The financial world is obsessed with one kind of spending problem.

Spending too much. Live beyond your means. Can't control the credit card. Lifestyle creep eating the paycheck. We have a whole vocabulary for the person who spends more than they have, and an entire industry built around helping them stop.

But there's another spending problem that doesn't get talked about.

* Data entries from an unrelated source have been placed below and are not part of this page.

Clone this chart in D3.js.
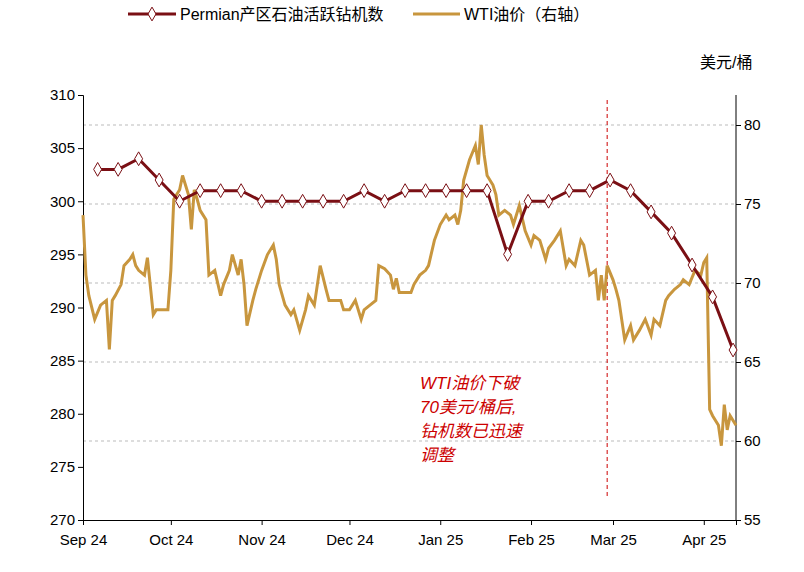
<!DOCTYPE html>
<html><head><meta charset="utf-8">
<script src="https://cdn.jsdelivr.net/npm/d3@7"></script>
<style>body{margin:0;background:#fff}text{font-family:"Liberation Sans","Noto Sans CJK SC",sans-serif}</style>
</head><body><svg id="c" width="804" height="572"></svg>
<script>
const rigDates=["2024-09-06","2024-09-13","2024-09-20","2024-09-27","2024-10-04","2024-10-11","2024-10-18","2024-10-25","2024-11-01","2024-11-08","2024-11-15","2024-11-22","2024-11-29","2024-12-06","2024-12-13","2024-12-20","2024-12-27","2025-01-03","2025-01-10","2025-01-17","2025-01-24","2025-01-31","2025-02-07","2025-02-14","2025-02-21","2025-02-28","2025-03-07","2025-03-14","2025-03-21","2025-03-28","2025-04-04","2025-04-11"];
const rigValues=[303,303,304,302,300,301,301,301,300,300,300,300,300,301,300,301,301,301,301,301,295,300,300,301,301,302,301,299,297,294,291,286];
const wtiDay=[0,1,2,4,6,8,9,10,11,13,14,16,17,18,19,21,22,24,25,27,29,30,31,33,34,36,37,38,39,40,42,43,45,47,48,50,51,53,54,55,56,58,59,61,63,65,66,67,69,71,72,74,76,77,79,81,83,84,86,88,89,91,93,95,96,98,100,101,103,105,106,107,108,110,112,113,115,117,118,120,122,124,125,127,128,129,130,132,134,135,136,137,138,140,141,142,144,146,147,149,151,153,154,156,158,159,161,163,165,166,168,170,171,173,175,176,177,178,179,181,182,183,185,187,188,190,192,194,195,197,199,200,202,204,205,207,209,211,212,213,214,215,217,218,219,220,221,223];
const wtiValues=[74.3,70.5,69.2,67.7,68.6,68.9,65.8,68.9,69.2,69.9,71.1,71.5,71.8,71.1,70.8,70.5,71.6,68.0,68.3,68.3,68.3,70.8,75.3,75.9,76.8,75.6,73.4,75.9,75.3,74.6,74.0,70.5,70.8,69.2,69.9,70.8,71.8,70.5,71.5,69.9,67.3,68.9,69.6,70.8,71.8,72.4,71.5,69.9,68.6,68.0,68.3,67.0,68.3,69.2,68.6,71.1,69.6,68.9,68.9,68.9,68.3,68.3,68.9,67.7,68.3,68.6,68.9,71.1,70.9,70.5,69.6,70.3,69.4,69.4,69.4,69.9,70.5,70.8,71.1,72.7,73.7,74.3,74.0,74.3,73.7,74.6,76.5,77.8,78.7,77.5,80.0,78.1,76.8,76.2,75.6,74.3,74.6,74.3,73.7,74.9,73.3,72.4,73.0,72.7,71.5,72.2,72.7,73.3,71.1,71.5,71.1,72.7,72.4,70.5,70.8,68.9,70.5,68.9,71.1,70.2,69.6,68.9,66.4,67.3,66.4,67.0,67.7,66.7,67.7,67.3,68.9,69.2,69.6,69.9,70.2,69.9,70.8,70.5,71.3,71.6,62.0,61.6,61.0,59.7,62.3,60.7,61.6,61.0];
const xTicks=["Sep 24","Oct 24","Nov 24","Dec 24","Jan 25","Feb 25","Mar 25","Apr 25"];
const leftTicks=[270,275,280,285,290,295,300,305,310];
const rightTicks=[55,60,65,70,75,80];
const noteLines=["WTI油价下破","70美元/桶后,","钻机数已迅速","调整"];

const svg=d3.select("#c");
const start=new Date(2024,8,1), end=new Date(2025,3,12);
const x=d3.scaleTime().domain([start,end]).range([83,736]);
const yL=d3.scaleLinear().domain([270,310]).range([520,95]);
const yR=d3.scaleLinear().domain([55,80]).range([520,125]);
const red="#7a0f14", gold="#c8963e";
const dayDate=d=>d3.timeDay.offset(start,d);

svg.selectAll(".g").data(rightTicks.slice(1)).enter().append("line")
 .attr("x1",83).attr("x2",736).attr("y1",d=>yR(d)).attr("y2",d=>yR(d))
 .attr("stroke","#bbb").attr("stroke-dasharray","3,3");

const ga=svg.append("g").attr("transform","translate(83,0)").call(d3.axisLeft(yL).tickValues(leftTicks).tickSize(5));
const gr=svg.append("g").attr("transform","translate(736,0)").call(d3.axisRight(yR).tickValues(rightTicks).tickSize(5));
const months=xTicks.map((t,i)=>new Date(2024,8+i,1));
const gb=svg.append("g").attr("transform","translate(0,520)").call(d3.axisBottom(x).tickValues(months).tickFormat((d,i)=>xTicks[i]).tickSize(5));
gr.select(".domain").attr("d","M0,95V520");
[ga,gr,gb].forEach(g=>{g.selectAll("text").attr("font-size",15).attr("fill","#000");g.selectAll("line,path").attr("stroke","#000");});
gb.selectAll("text").attr("dy","1.1em");

svg.append("line").attr("x1",x(new Date(2025,1,27))).attr("x2",x(new Date(2025,1,27))).attr("y1",100).attr("y2",497)
 .attr("stroke","#c00").attr("stroke-dasharray","4,3");

const wti=wtiDay.map((d,i)=>({d:dayDate(d),v:wtiValues[i]}));
svg.append("path").datum(wti).attr("fill","none").attr("stroke",gold).attr("stroke-width",3)
 .attr("d",d3.line().x(d=>x(d.d)).y(d=>yR(d.v)));

const rig=rigDates.map((d,i)=>({d:new Date(d+"T00:00"),v:rigValues[i]}));
svg.append("path").datum(rig).attr("fill","none").attr("stroke",red).attr("stroke-width",3)
 .attr("d",d3.line().x(d=>x(d.d)).y(d=>yL(d.v)));
const dia=d3.symbol().type(d3.symbolDiamond).size(55);
svg.selectAll(".m").data(rig).enter().append("path").attr("d",dia)
 .attr("transform",d=>`translate(${x(d.d)},${yL(d.v)})`).attr("fill","#fff").attr("stroke",red).attr("stroke-width",1);

svg.selectAll(".n").data(noteLines).enter().append("text").attr("x",420).attr("y",(d,i)=>389+i*24)
 .attr("fill","#c00").attr("font-style","italic").attr("font-size",17).text(d=>d);

svg.append("text").attr("x",700).attr("y",68).attr("font-size",16).text("美元/桶");

svg.append("line").attr("x1",128).attr("x2",176).attr("y1",14).attr("y2",14).attr("stroke",red).attr("stroke-width",3);
svg.append("path").attr("d",dia).attr("transform","translate(152,14)").attr("fill","#fff").attr("stroke",red);
svg.append("text").attr("x",180).attr("y",20).attr("font-size",16).text("Permian产区石油活跃钻机数");
svg.append("line").attr("x1",413).attr("x2",460).attr("y1",14).attr("y2",14).attr("stroke",gold).attr("stroke-width",3);
svg.append("text").attr("x",464).attr("y",20).attr("font-size",16).text("WTI油价（右轴）");
</script></body></html>
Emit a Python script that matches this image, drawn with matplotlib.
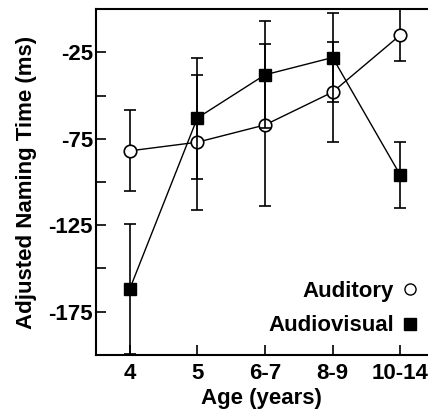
import matplotlib
matplotlib.use('Agg')
import matplotlib.pyplot as plt

plt.rcParams.update({
    'font.family': 'Liberation Sans',
    'font.weight': 'bold',
    'font.size': 16,
})

ages = ['4', '5', '6-7', '8-9', '10-14']
auditory = [-82, -77, -67, -48, -15]
auditory_err = [23.5, 39, 47, 29, 15]
audiovisual = [-162, -63, -38, -28, -96]
audiovisual_err = [37.5, 35, 31, 26, 19]

x = list(range(len(ages)))

fig = plt.figure(figsize=(4.28, 4.15), dpi=100)
ax = fig.add_axes([0.224, 0.145, 0.776, 0.833])

ax.errorbar(x, auditory, yerr=auditory_err, fmt='-o', color='black',
            mfc='white', mec='black', ms=9, mew=1.2, lw=1.0,
            elinewidth=1.2, capsize=4, capthick=1.2, label='Auditory', zorder=3)
ax.errorbar(x, audiovisual, yerr=audiovisual_err, fmt='-s', color='black',
            mfc='black', mec='black', ms=8.5, lw=1.0,
            elinewidth=1.2, capsize=4, capthick=1.2, label='Audiovisual', zorder=4)

ax.set_xlim(-0.5, 4.41)
ax.set_ylim(-200, 0)
ax.set_xticks(x)
ax.set_xticklabels(ages)
ax.set_yticks([-175, -150, -125, -100, -75, -50, -25])
ax.set_yticklabels(['-175', '', '-125', '', '-75', '', '-25'])
ax.tick_params(direction='in', length=7, width=1.2)
ax.tick_params(axis='x', pad=6)
ax.tick_params(axis='y', pad=2)
ax.spines['right'].set_visible(False)
for s in ['left', 'bottom', 'top']:
    ax.spines[s].set_linewidth(1.5)

ax.set_xlabel('Age (years)', fontweight='bold', labelpad=3)
ax.set_ylabel('Adjusted Naming Time (ms)', fontweight='bold', labelpad=8)

h, l = ax.get_legend_handles_labels()
handles = [plt.Line2D([], [], ls='none', marker='o', mfc='white', mec='black', ms=8),
           plt.Line2D([], [], ls='none', marker='s', mfc='black', mec='black', ms=8)]
ax.legend(handles, l, loc='lower right', bbox_to_anchor=(1.005, 0.015),
          markerfirst=False, frameon=False, handlelength=0.6, handletextpad=0.4,
          labelspacing=0.6, borderaxespad=0.2)

fig.savefig('out.png', dpi=100)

The person who saved too well.

I see it regularly. A couple in their early 60s. They've done everything right: worked hard, maxed accounts, lived below their means for decades. The portfolio is solid. Income from Social Security and investments more than covers their actual expenses. By any reasonable measure, they're fine.

But they can't spend.

They still feel guilty about a nice dinner. They defer trips they've been talking about taking for twenty years. They worry about leaving money for the kids even though the kids would rather have them alive and present at dinner than inherit another hundred thousand dollars.

A lifetime of discipline doesn't disappear the day you stop working.

The habits that built the wealth become the thing that prevents you from using it.

This is where Bill Perkins lives.

His book "Die With Zero" gets people defensive at first. The title sounds reckless. It isn't.

His argument is mathematical: there is an optimal time in your life to experience things. If you wait too long, you either can't do them anymore, or you're doing them with less vitality, less capacity for enjoyment, less presence.

A trip to Patagonia at 50 is not the same trip at 75. Both can be wonderful. Only one of them involves a serious hike.

A gift to your kids at 35, when they're trying to buy their first house, is not the same gift at 70, when they've already bought it themselves or given up.

A weekend at the lake with grandkids at 65 is not the same weekend at 85.

The math doesn't favor waiting.

The goal was never to die with as much money as possible.

The goal was to build enough financial runway to actually live the life you designed.

The money is a tool. A very important one. But a tool. And tools are supposed to be used.

This isn't a permission slip to be reckless. It's a permission slip to actually look at what you've built and ask if you're using it the way you intended to.

If you've done the math, planned for longevity, accounted for healthcare and surprises, and the math still says you're fine, then the question isn't whether you can spend.

It's whether you will.

If this is you, or someone you love, the fix isn't a budget worksheet.

The wealthiest clients I work with aren't the ones with the biggest portfolios.

They're the ones who figured out that freedom was the goal all along, and started using their freedom while they had full use of it.

The other spending problem is real.

And for a certain kind of person, it's the harder one to fix.

If you've been saving for forty years, you've already proven you can do the hard part.

The next part is letting yourself actually live.